**What is being asked**
Your task is to retype the lines from the opening of the material through the line that includes "import matplotlib.pyplot as plt". Do not copy the pictures.

**Collected data**
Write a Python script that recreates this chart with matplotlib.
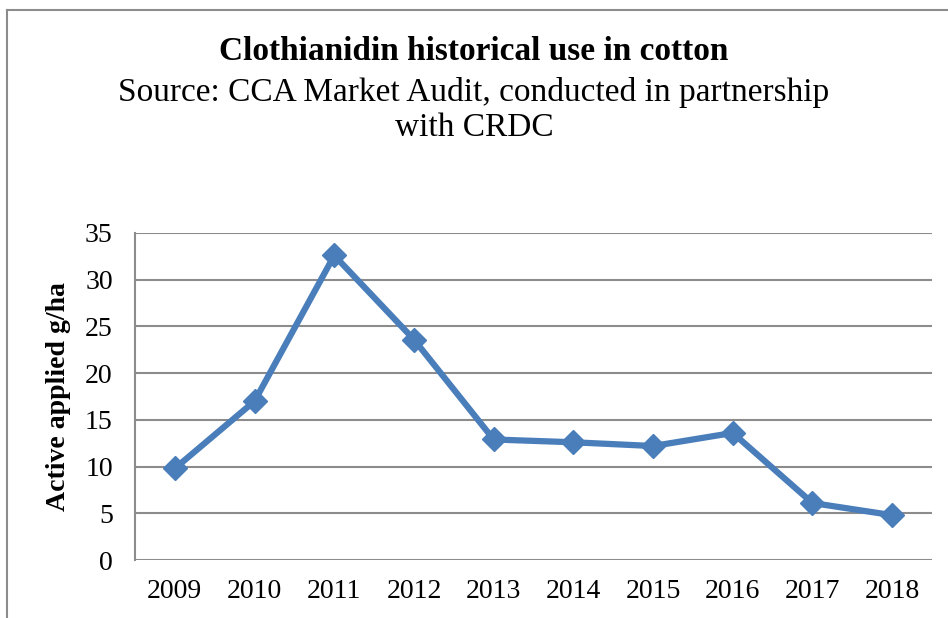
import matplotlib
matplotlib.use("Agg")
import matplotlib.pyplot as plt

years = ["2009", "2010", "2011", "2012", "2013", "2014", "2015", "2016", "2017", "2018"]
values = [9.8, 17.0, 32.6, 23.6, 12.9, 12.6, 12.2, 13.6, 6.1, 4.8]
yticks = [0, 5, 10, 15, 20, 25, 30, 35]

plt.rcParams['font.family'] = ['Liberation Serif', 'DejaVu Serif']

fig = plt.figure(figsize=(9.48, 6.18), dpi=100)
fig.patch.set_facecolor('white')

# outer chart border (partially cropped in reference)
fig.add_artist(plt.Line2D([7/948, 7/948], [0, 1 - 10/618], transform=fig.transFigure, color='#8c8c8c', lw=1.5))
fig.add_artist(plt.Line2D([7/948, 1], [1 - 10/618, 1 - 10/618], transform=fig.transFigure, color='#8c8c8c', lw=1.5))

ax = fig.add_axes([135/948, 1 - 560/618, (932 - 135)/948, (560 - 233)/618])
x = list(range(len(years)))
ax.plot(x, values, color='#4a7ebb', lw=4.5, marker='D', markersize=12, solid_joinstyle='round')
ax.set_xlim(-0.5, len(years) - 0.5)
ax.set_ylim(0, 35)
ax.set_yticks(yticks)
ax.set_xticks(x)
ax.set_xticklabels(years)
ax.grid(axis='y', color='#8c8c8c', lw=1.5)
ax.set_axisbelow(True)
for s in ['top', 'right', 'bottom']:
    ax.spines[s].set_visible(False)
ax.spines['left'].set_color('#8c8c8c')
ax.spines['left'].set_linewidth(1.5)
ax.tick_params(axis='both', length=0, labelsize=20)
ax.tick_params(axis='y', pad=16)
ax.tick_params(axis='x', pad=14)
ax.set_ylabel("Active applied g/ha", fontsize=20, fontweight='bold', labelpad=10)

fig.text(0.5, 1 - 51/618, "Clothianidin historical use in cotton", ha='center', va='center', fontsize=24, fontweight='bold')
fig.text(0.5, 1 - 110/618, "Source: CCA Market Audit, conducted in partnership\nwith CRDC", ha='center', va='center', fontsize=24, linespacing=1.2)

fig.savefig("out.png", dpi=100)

**Result for this exercise**
Write a Python script that recreates this chart with matplotlib.
import matplotlib
matplotlib.use("Agg")
import matplotlib.pyplot as plt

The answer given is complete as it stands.